Collection entries
□ □ □ □ □ □ □

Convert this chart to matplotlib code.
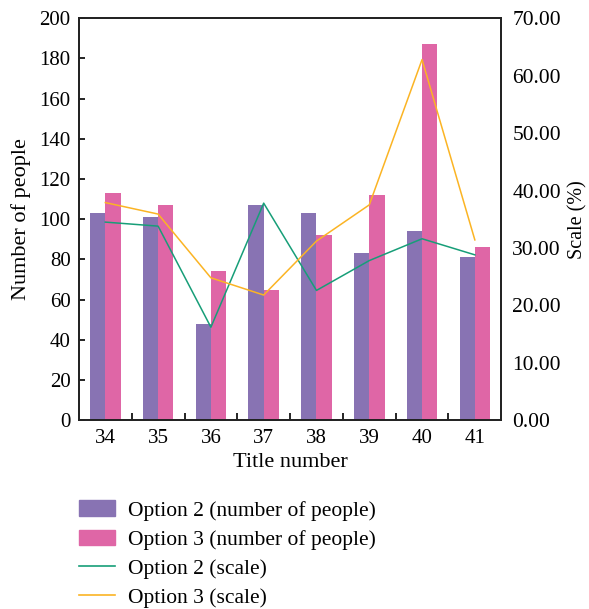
import numpy as np
import matplotlib
matplotlib.use('Agg')
from matplotlib import pyplot as plt
from matplotlib.patches import Patch
from matplotlib.lines import Line2D

plt.rcParams['font.family'] = ['Liberation Serif', 'DejaVu Serif']

# data
titles = ['34', '35', '36', '37', '38', '39', '40', '41']
opt2_people = [103, 101, 48, 107, 103, 83, 94, 81]
opt3_people = [113, 107, 74, 65, 92, 112, 187, 86]
opt2_scale = [34.5, 33.8, 16.2, 37.8, 22.6, 27.8, 31.6, 28.8]
opt3_scale = [37.9, 35.9, 24.8, 21.8, 31.2, 37.5, 62.8, 31.4]

PURPLE = '#8873b3'
PINK = '#df66a6'
GREEN = '#179e78'
ORANGE = '#fbb424'

fig = plt.figure(figsize=(5.89, 6.09), dpi=100)
ax = fig.add_axes([0.134, 0.310, 0.717, 0.660])
x = np.arange(len(titles))
w = 0.29
ax.bar(x - w / 2, opt2_people, w, color=PURPLE)
ax.bar(x + w / 2, opt3_people, w, color=PINK)
ax.set_xlim(-0.5, len(titles) - 0.5)
ax.set_ylim(0, 200)
ax.set_yticks(np.arange(0, 201, 20))
ax.set_xticks(x)
ax.set_xticklabels(titles)
ax.set_xticks(x[:-1] + 0.5, minor=True)
ax.tick_params(axis='x', which='major', length=0, labelsize=15, pad=6)
ax.tick_params(axis='x', which='minor', direction='in', length=5, width=1.2)
ax.tick_params(axis='y', direction='in', length=4, width=1.2, labelsize=15, pad=6)
ax.set_ylabel('Number of people', fontsize=16, labelpad=6)
ax.set_xlabel('Title number', fontsize=16, labelpad=4)

ax2 = ax.twinx()
ax2.plot(x, opt2_scale, color=GREEN, lw=1.1)
ax2.plot(x, opt3_scale, color=ORANGE, lw=1.1)
ax2.set_ylim(0, 70)
ax2.set_yticks(np.arange(0, 71, 10))
ax2.set_yticklabels(['%.2f' % v for v in np.arange(0, 71, 10)])
ax2.tick_params(axis='y', direction='in', length=0, labelsize=15.5, pad=8)
ax2.set_ylabel('Scale (%)', fontsize=14.5, labelpad=5)

for a in (ax, ax2):
    for s in a.spines.values():
        s.set_linewidth(1.3)
        s.set_color('#222222')

handles = [Patch(color=PURPLE), Patch(color=PINK),
           Line2D([], [], color=GREEN, lw=1.2), Line2D([], [], color=ORANGE, lw=1.2)]
labels = ['Option 2 (number of people)', 'Option 3 (number of people)',
          'Option 2 (scale)', 'Option 3 (scale)']
fig.legend(handles, labels, loc='upper left', bbox_to_anchor=(0.102, 0.210),
           frameon=False, fontsize=15.5, handlelength=1.67, handleheight=0.7,
           labelspacing=0.42, handletextpad=0.6)

plt.savefig('out.png', dpi=100)
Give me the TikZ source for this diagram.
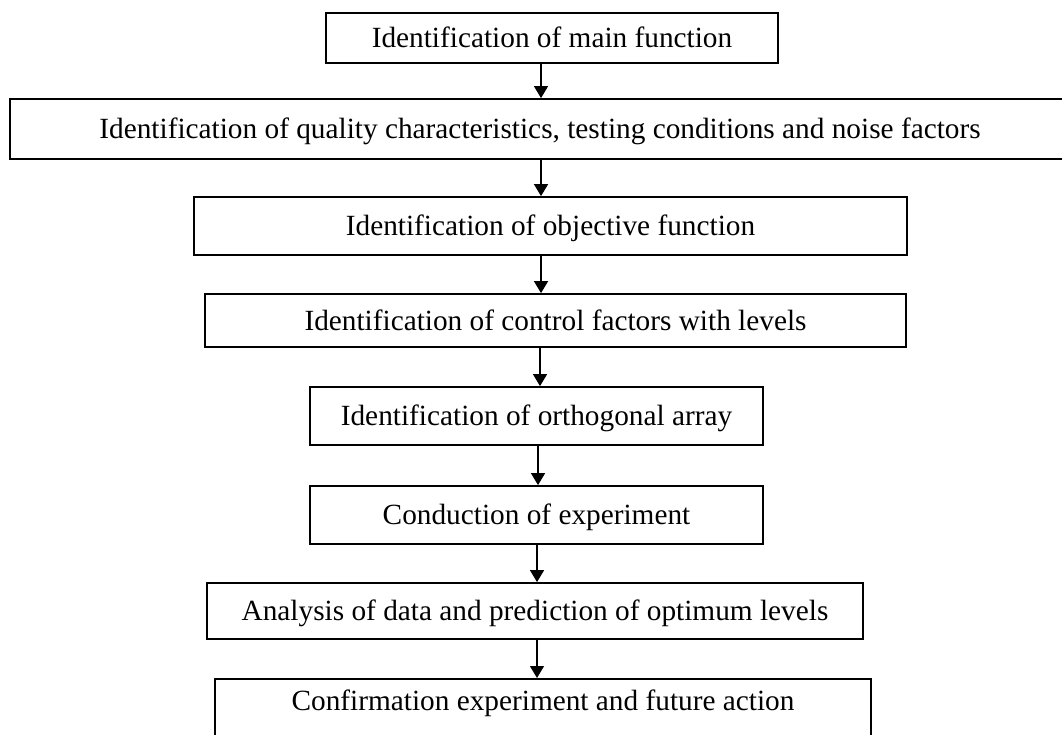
\documentclass[tikz,border=0pt]{standalone}
\usepackage{fontspec}
\setmainfont{Liberation Serif}
\usetikzlibrary{arrows.meta}
\begin{document}
\begin{tikzpicture}[x=1pt,y=-1pt,
  stepbox/.style={draw, line width=1.8pt, inner sep=0pt,
    text height=19.4pt, text depth=0pt,
    font=\fontsize{29.3}{35}\selectfont},
  flow/.style={line width=1.4pt, -{Triangle[length=12pt,width=14pt]}}]
\clip (0,0) rectangle (1062,734);

% process steps
\node[stepbox, minimum width=452pt, minimum height=50pt] (b1) at (552,38)
  {Identification of main function};
\node[stepbox, minimum width=1060pt, minimum height=60pt] (b2) at (540,129)
  {Identification of quality characteristics, testing conditions and noise factors};
\node[stepbox, minimum width=713pt, minimum height=58pt] (b3) at (550.5,226)
  {Identification of objective function};
\node[stepbox, minimum width=701pt, minimum height=53pt] (b4) at (555.5,320.5)
  {Identification of control factors with levels};
\node[stepbox, minimum width=453pt, minimum height=58pt] (b5) at (536.5,416)
  {Identification of orthogonal array};
\node[stepbox, minimum width=453pt, minimum height=58pt] (b6) at (536.5,515)
  {Conduction of experiment};
\node[stepbox, minimum width=656pt, minimum height=56pt] (b7) at (535,611)
  {Analysis of data and prediction of optimum levels};
\node[stepbox, minimum width=656pt, inner ysep=12pt, text depth=30pt, anchor=north] (b8) at (543,678)
  {Confirmation experiment and future action};

% arrow columns
\coordinate (c1) at (541,0);
\coordinate (c2) at (540,0);
\coordinate (c3) at (538,0);
\coordinate (c4) at (537,0);

\draw[flow] (b1.south -| c1) -- (b2.north -| c1);
\draw[flow] (b2.south -| c1) -- (b3.north -| c1);
\draw[flow] (b3.south -| c1) -- (b4.north -| c1);
\draw[flow] (b4.south -| c2) -- (b5.north -| c2);
\draw[flow] (b5.south -| c3) -- (b6.north -| c3);
\draw[flow] (b6.south -| c4) -- (b7.north -| c4);
\draw[flow] (b7.south -| c4) -- (b8.north -| c4);
\end{tikzpicture}
\end{document}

□ □ □ □ □ □ □

*Exercise aim*
Repeat the lines above, starting at the first and stopping after the line that holds "ORANGE = '#fbb424'", with the pictures left out.

*Task response*
Convert this chart to matplotlib code.
import numpy as np
import matplotlib
matplotlib.use('Agg')
from matplotlib import pyplot as plt
from matplotlib.patches import Patch
from matplotlib.lines import Line2D

plt.rcParams['font.family'] = ['Liberation Serif', 'DejaVu Serif']

# data
titles = ['34', '35', '36', '37', '38', '39', '40', '41']
opt2_people = [103, 101, 48, 107, 103, 83, 94, 81]
opt3_people = [113, 107, 74, 65, 92, 112, 187, 86]
opt2_scale = [34.5, 33.8, 16.2, 37.8, 22.6, 27.8, 31.6, 28.8]
opt3_scale = [37.9, 35.9, 24.8, 21.8, 31.2, 37.5, 62.8, 31.4]

PURPLE = '#8873b3'
PINK = '#df66a6'
GREEN = '#179e78'
ORANGE = '#fbb424'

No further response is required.